Before he went to check out Cape Cod Bay, he parked his van behind the cottage. The back end was slightly visible to anyone driving by, but they’d really have to be looking for it.

Strolling along the beach, standing there with his toes in the sand, feeling the water rush in around his ankles, filling his lungs with the cool sea air was pretty damn nice.

And you met the most interesting people.

Now, back in the cabin, he had to think about how he was going to do this. There was a time when he believed that his subjects should live with their punishment, but his position on that was evolving.

He took a seat at the small table in the kitchen nook of the cabin and took out his cell phone. He’d powered it off hours ago. He didn’t want to run the risk of using it to track Pilford, in case they were on to him, which he now understood was a real possibility.

Maybe just for a few seconds.

He turned on the phone and saw that he had a message. He put it to his ear and listened.

Cory, it’s your father. Call home immediately.

“Yeah, I don’t think I’m going to do that,” he said aloud. He deleted the message and powered the phone off once again.

“What do to, what to do, what to do,” he said. “I don’t suppose you have any bright ideas?”

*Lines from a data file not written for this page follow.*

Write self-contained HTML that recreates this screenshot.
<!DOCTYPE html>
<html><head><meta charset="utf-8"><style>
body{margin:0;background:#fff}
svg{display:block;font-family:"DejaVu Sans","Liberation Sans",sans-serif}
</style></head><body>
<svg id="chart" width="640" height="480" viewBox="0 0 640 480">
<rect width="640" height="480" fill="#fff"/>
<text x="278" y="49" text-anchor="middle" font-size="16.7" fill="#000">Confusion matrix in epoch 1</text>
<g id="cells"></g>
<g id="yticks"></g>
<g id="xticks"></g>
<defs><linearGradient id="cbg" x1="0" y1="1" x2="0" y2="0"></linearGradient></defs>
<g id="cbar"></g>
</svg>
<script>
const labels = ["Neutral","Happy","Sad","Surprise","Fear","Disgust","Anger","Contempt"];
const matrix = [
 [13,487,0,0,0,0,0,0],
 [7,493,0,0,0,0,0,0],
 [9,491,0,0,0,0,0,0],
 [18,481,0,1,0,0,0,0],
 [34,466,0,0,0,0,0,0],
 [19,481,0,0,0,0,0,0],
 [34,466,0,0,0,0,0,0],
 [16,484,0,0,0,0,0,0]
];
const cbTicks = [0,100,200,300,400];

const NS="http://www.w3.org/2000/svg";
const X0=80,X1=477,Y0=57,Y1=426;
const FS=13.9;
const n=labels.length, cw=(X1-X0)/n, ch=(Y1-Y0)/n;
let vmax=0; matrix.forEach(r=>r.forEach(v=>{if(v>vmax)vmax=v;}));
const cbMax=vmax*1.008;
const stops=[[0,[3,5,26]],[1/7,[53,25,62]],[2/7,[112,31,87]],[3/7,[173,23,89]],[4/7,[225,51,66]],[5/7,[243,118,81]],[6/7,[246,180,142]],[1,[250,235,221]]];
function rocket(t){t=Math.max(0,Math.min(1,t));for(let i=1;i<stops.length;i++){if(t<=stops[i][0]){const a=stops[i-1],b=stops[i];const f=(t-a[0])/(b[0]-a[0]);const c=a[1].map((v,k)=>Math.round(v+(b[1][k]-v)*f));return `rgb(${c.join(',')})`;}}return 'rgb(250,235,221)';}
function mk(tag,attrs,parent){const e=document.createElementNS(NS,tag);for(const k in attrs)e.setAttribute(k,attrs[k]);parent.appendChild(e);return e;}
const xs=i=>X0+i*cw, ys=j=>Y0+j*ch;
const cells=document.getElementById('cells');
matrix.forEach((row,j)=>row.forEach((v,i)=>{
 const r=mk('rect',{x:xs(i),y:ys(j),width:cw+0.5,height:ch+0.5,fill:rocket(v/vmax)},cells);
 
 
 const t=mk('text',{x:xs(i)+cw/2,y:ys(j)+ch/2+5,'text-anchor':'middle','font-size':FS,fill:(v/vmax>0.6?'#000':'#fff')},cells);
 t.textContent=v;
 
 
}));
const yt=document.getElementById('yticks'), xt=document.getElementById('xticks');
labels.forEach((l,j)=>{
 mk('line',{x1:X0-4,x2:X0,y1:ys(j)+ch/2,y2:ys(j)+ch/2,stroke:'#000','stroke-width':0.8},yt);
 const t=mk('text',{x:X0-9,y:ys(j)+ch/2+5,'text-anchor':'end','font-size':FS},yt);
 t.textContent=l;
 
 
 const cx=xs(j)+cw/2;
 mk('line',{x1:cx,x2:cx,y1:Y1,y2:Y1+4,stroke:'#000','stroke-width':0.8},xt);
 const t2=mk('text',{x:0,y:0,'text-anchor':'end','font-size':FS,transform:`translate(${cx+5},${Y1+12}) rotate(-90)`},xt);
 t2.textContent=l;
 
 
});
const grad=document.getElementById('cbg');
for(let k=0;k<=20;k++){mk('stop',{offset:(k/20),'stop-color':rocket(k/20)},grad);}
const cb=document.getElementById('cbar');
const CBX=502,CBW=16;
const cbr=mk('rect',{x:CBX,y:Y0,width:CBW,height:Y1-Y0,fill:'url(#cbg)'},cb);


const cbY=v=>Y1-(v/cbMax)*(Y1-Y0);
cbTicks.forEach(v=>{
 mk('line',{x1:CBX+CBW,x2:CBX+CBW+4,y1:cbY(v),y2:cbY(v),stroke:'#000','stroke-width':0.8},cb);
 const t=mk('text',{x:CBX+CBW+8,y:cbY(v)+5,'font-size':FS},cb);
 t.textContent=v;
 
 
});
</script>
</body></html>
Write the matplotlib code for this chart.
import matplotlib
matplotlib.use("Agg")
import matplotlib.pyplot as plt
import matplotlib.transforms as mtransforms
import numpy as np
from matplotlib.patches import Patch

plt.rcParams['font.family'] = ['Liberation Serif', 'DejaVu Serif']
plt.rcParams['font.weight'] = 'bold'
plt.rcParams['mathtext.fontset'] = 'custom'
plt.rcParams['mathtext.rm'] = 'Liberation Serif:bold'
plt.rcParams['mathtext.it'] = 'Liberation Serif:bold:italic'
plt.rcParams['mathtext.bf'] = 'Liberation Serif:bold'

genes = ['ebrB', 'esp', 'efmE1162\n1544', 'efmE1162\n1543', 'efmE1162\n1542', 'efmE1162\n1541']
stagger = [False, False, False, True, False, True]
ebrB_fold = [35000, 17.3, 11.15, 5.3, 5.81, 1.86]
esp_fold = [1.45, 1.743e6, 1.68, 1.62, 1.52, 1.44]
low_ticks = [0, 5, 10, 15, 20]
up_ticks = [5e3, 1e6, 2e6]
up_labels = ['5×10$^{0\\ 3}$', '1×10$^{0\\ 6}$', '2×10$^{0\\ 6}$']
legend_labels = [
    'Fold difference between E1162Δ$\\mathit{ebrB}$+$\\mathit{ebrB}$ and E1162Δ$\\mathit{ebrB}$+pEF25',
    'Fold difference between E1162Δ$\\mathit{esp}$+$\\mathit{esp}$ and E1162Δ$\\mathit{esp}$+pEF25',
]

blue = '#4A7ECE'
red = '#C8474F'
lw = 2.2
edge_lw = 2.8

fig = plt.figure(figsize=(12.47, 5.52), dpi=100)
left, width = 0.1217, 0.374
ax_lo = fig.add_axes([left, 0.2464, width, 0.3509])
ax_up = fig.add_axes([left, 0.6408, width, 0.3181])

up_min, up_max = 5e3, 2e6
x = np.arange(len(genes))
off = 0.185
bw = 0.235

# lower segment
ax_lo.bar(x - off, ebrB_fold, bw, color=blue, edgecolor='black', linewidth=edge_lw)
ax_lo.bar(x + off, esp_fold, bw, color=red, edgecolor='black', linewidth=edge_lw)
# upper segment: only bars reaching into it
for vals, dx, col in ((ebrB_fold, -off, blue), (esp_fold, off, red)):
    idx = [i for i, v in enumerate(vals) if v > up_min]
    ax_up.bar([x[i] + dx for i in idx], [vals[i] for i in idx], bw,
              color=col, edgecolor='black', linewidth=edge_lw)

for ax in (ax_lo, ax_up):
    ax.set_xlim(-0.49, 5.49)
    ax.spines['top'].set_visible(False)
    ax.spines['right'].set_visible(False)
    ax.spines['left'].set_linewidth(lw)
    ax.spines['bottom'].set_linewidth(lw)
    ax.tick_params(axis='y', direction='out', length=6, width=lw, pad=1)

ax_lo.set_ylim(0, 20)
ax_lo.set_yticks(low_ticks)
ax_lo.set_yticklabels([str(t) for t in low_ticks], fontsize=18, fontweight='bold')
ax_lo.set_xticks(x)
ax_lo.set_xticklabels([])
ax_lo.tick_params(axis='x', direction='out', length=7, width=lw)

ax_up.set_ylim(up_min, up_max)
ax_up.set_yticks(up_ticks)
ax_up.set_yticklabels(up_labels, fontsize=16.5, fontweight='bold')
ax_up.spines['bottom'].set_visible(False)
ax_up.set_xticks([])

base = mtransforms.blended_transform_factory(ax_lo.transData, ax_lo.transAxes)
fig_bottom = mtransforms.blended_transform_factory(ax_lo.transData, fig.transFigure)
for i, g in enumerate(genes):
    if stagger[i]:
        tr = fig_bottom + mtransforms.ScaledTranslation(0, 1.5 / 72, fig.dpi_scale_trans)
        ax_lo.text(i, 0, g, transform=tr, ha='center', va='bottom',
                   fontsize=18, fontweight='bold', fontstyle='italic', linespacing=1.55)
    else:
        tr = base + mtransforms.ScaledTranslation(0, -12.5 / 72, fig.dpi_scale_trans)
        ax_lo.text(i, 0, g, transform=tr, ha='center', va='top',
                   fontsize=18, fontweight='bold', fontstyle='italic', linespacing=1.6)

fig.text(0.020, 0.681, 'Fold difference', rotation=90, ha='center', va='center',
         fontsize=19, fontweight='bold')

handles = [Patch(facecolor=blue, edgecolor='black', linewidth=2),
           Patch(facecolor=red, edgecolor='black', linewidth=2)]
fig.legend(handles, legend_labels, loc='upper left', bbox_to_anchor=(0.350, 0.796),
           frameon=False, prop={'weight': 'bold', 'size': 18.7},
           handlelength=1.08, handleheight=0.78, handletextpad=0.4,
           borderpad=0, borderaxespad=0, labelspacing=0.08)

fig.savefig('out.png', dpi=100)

Carol Beakman, unconscious and tied to one of the two single beds in the small room, did not.

Forty-three

Cal

Back at the beach house, Jeremy and I resettled ourselves on the deck. Soon, we would have to start thinking about dinner, but there was still time to chill out. The only problem with that was that Jeremy was more than a little preoccupied by the discussion we’d had while walking along the beach.

“That was quick thinking, saying your name was Alan,” I told him, looking out over the bay from my chair.

“Well, I’m not an idiot,” he said.

I gave him a smile, but the young man did not return it.

“I’ve been giving what you said some thought,” he said. “You know, about how I drove the car.”

“Okay,” I said.

“Maybe it’s because I was drunk that I was able to drive it,” he said.

“I’m not following.”

“Like, okay, don’t they say that if you fall down or something while you’re sober, your muscles tense up, and you might actually break some bones. But if you’re drunk, you’re all kind of rubbery and you don’t tense up, so you don’t get hurt as bad.”

“That sounds like a study funded by teenage boys,” I said. “But carry on.”

“So maybe I’ve always known in my head how to drive a stick shift, but when I tried it in your car I was so tense I did a really bad job of it, but because I was drunk, I was relaxed and did it just fine.”